A outra face de Günter Grass
22 de julho de 2004Antes de se tornar romancista, Günter Grass foi escultor. Ao fim da Segunda Guerra Mundial, ele empunhou primeiro o cinzel. Aprendiz de entalhador de pedras, dedicou-se também ao estudo das artes gráficas. Mas quiseram as musas que a pena fosse sua principal arma de combate intelectual, pelo menos aos olhos do grande público, que ficou sabendo através de seus relatos das desditas do pequeno Oscar, aferrado a seu tambor de lata, e de tantas outras figuras que encarnaram a realidade da Alemanha devastada pelo nazismo e a guerra.
O primeiro amor
Sua produção literária lhe valeu o Prêmio Nobel em 1999, enquanto sua inclinação a pronunciar-se sem papas na língua sobre a situação política fez com que ele se convertesse numa espécie de "consciência moral" da Alemanha. Mas suas múltiplas atividades não conseguiram afastá-lo jamais de seu primeiro amor artístico: a escultura.
Pela primeira vez realiza-se agora na Alemanha uma exposição que abarca amplamente a obra escultórica do escritor. Na entrada da Igreja Paulina de Göttingen, onde as obras podem ser apreciadas, um braço de bronze levanta-se do chão, com um peixe na mão: um linguado. Um claro anúncio do que espera o visitante interessado em conhecer as 100 figuras de bronze e argila que compõem a mostra, intimamente ligada ao universo literário do autor.
À sombra da literatura
Segundo Günter Grass, as figuras tomaram forma "em silêncio, à sombra da literatura". Ele esclarece, porém, que cada uma é também uma "obra independente". O autor assegura que para ele a coexistência de literatura, escultura e pintura é completamente natural. Há ocasiões inclusive em que passou de um campo para outro em meio a uma obra. Quando empaca num romance, fazer um desenho pode estimular o fluxo das idéias. Logo esses esboços adquirem vida independente, ou acabam servindo de base para as figuras de bronze e argila.

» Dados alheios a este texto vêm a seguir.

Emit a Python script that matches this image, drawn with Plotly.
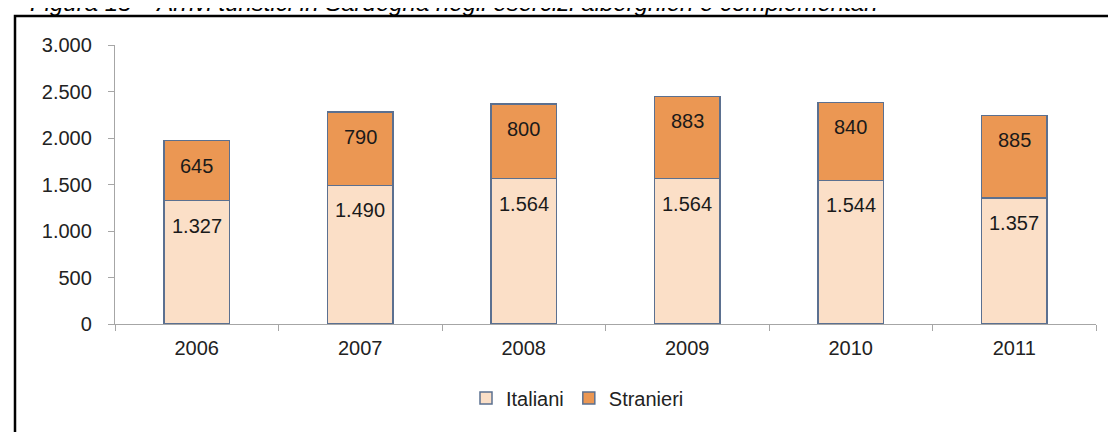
import plotly.graph_objects as go

anni = ["2006", "2007", "2008", "2009", "2010", "2011"]
italiani = [1327, 1490, 1564, 1564, 1544, 1357]
stranieri = [645, 790, 800, 883, 840, 885]
titolo = "Figura 15 – Arrivi turistici in Sardegna negli esercizi alberghieri e complementari"

FONT = "Arial, 'Liberation Sans', sans-serif"
W, H = 1116, 432
L, R, T, B = 107, 28, 37, 116
pw, ph = W - L - R, H - T - B

def px(x):
    return (x - L) / pw

def py(y):
    return (H - B - y) / ph

def fmt(v):
    return f"{v:,}".replace(",", ".")

fig = go.Figure()
fig.add_bar(x=anni, y=italiani, name="Italiani",
            marker=dict(color="#FBDFC7", line=dict(color="#5B7090", width=1.5)))
fig.add_bar(x=anni, y=stranieri, name="Stranieri",
            marker=dict(color="#EB9753", line=dict(color="#5B7090", width=1.5)))

ann = []
for k, (i, s) in enumerate(zip(italiani, stranieri)):
    ann.append(dict(x=k, y=i, text=fmt(i), showarrow=False, yanchor="middle",
                    yshift=-25, font=dict(family=FONT, size=20, color="#1a1a1a")))
    ann.append(dict(x=k, y=i + s, text=fmt(s), showarrow=False, yanchor="middle",
                    yshift=-25, font=dict(family=FONT, size=20, color="#1a1a1a")))
ann.append(dict(xref="paper", yref="paper", x=px(20), y=py(-5), xanchor="left",
                yanchor="middle", text="<i>" + titolo + "</i>", showarrow=False,
                font=dict(family=FONT, size=24, color="#000")))

fig.update_layout(
    width=W, height=H,
    margin=dict(l=L, r=R, t=T, b=B),
    paper_bgcolor="white", plot_bgcolor="white",
    barmode="stack", bargap=0.6,
    separators=",.",
    font=dict(family=FONT, size=20, color="#222"),
    annotations=ann,
    showlegend=True,
    legend=dict(orientation="h", x=0.5 - 28 / pw, xanchor="center", y=py(390),
                yanchor="middle", font=dict(family=FONT, size=20, color="#222"),
                itemwidth=30, traceorder="normal"),
    shapes=[dict(type="rect", xref="paper", yref="paper",
                 x0=px(7), x1=px(W + 50), y0=py(H + 50), y1=py(8),
                 line=dict(color="black", width=2.5), fillcolor="rgba(0,0,0,0)")],
    xaxis=dict(type="category", range=[-0.5, len(anni) - 0.5], showline=True,
               linecolor="#A6A6A6", linewidth=1.3,
               ticks="outside", tickson="boundaries", ticklen=6, tickcolor="#A6A6A6",
               ticklabelstandoff=6, showgrid=False,
               tickfont=dict(family=FONT, size=20, color="#222")),
    yaxis=dict(range=[0, 3000], dtick=500, tickformat=",.0f", showline=True,
               linecolor="#A6A6A6", linewidth=1.3, ticks="outside", ticklen=6,
               tickcolor="#A6A6A6", showgrid=False, zeroline=False,
               ticklabelstandoff=12,
               tickfont=dict(family=FONT, size=20, color="#222")),
)

fig.write_html("out.html")
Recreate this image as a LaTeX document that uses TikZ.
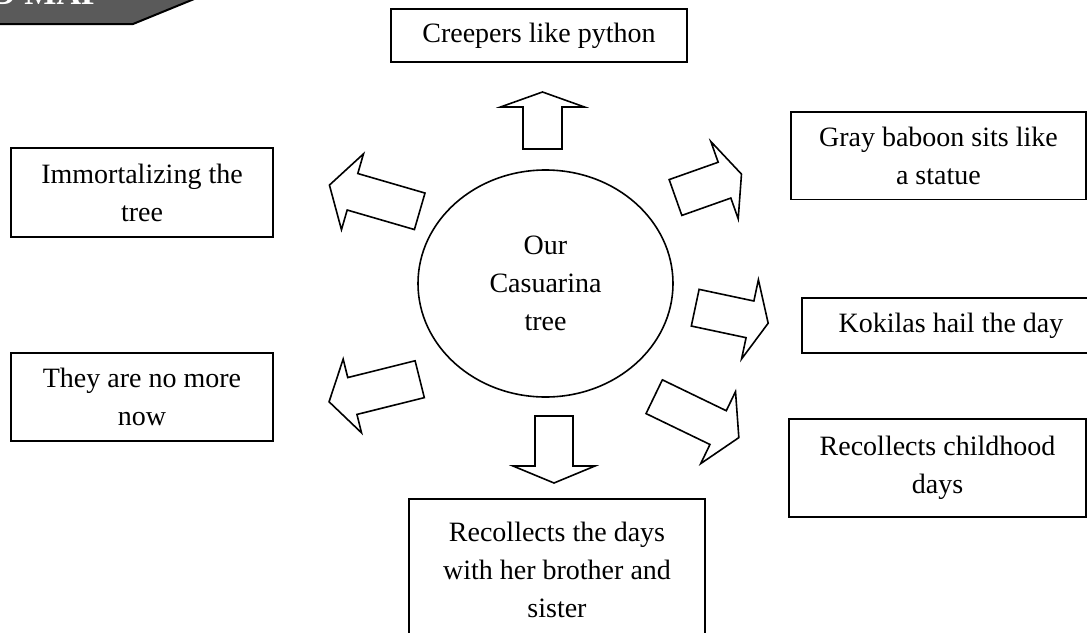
\documentclass[tikz,border=0pt]{standalone}
\usepackage{fontspec}
\setmainfont{Liberation Serif}
\usetikzlibrary{shapes.geometric}
\definecolor{bannergray}{HTML}{5A5A5A}
\tikzset{
  arrowline/.style={draw=black,line width=0.8pt,fill=white,line join=miter},
  pics/blockarrow/.style n args={4}{code={
    \path[arrowline] (0,-#2/2) -- (#1,-#2/2) -- (#1,-#4/2) -- (#1+#3,0)
      -- (#1,#4/2) -- (#1,#2/2) -- (0,#2/2) -- cycle;
  }}
}
\begin{document}
\begin{tikzpicture}[x=0.5pt,y=-0.5pt,
  idea/.style={draw,line width=0.8pt,align=center,inner sep=0pt,
    font=\fontsize{14}{19}\selectfont},
  hub/.style={ellipse,draw,line width=0.8pt,align=center,inner sep=0pt,
    font=\fontsize{14}{19}\selectfont}]
\useasboundingbox (0,0) rectangle (1087,632);
\clip (0,0) rectangle (1087,632);
\fill [bannergray] (-5,-5) -- (204,-5) -- (133,24) -- (-5,24) -- cycle;
\draw [line width=1pt] (-5,24) -- (133,24) -- (204,-5);
\node [anchor=base west,inner sep=0pt,text=white,font=\fontsize{17}{20}\selectfont\bfseries] (banner) at (-9,4) {D MAP};
\node [hub,minimum width=127.5pt,minimum height=113.5pt] (tree) at (545.5,283.5) {Our\\Casuarina\\tree};
\node [idea,minimum width=148pt,minimum height=26.5pt] (creepers) at (539,35.5) {Creepers like python};
\node [idea,minimum width=147.6pt,minimum height=43.8pt] (baboon) at (938.4,155.5) {Gray baboon sits like\\a statue};
\node [idea,minimum width=131pt,minimum height=44.5pt] (immortal) at (142,192.5) {Immortalizing the\\tree};
\node [idea,minimum width=131pt,minimum height=44pt] (nomore) at (142,397) {They are no more\\now};
\node [idea,minimum width=149pt,minimum height=27.5pt] (kokilas) at (951,325.5) {Kokilas hail the day};
\node [idea,minimum width=148.5pt,minimum height=49pt] (childhood) at (937.5,468) {Recollects childhood\\days};
\node [idea,minimum width=148pt,minimum height=70.5pt] (siblings) at (557,569.5) {Recollects the days\\with her brother and\\sister};
\pic [rotate=90] (toCreepers) at (542.5,149) {blockarrow={42}{39}{15}{84}};
\pic [rotate=163.8] (toImmortal) at (419.7,211.3) {blockarrow={70}{38}{24}{79}};
\pic [rotate=19.5] (toBaboon) at (675.5,197.5) {blockarrow={52}{38}{18}{82}};
\pic [rotate=-12] (toKokilas) at (695.2,307.7) {blockarrow={56}{37.5}{18.6}{81}};
\pic [rotate=-25.8] (toChildhood) at (654.2,396.7) {blockarrow={71}{37.5}{23}{80}};
\pic [rotate=194] (toNomore) at (419.7,379.2) {blockarrow={69.4}{38}{24}{76}};
\pic [rotate=-90] (toSiblings) at (554,416) {blockarrow={50}{38}{17}{82}};
\end{tikzpicture}
\end{document}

A exposição inclui ainda uns 70 desenhos, aquarelas e gravuras, que complementam a criação de Günter Grass. Todas essas expressões têm para ele o mesmo valor. Portanto, não gostaria de abandonar nenhuma. E se uma fada malvada o obrigasse a optar por uma só, o que faria? Sua resposta: "Passaria a conversa na fada e a levaria a renunciar a seu ultimato."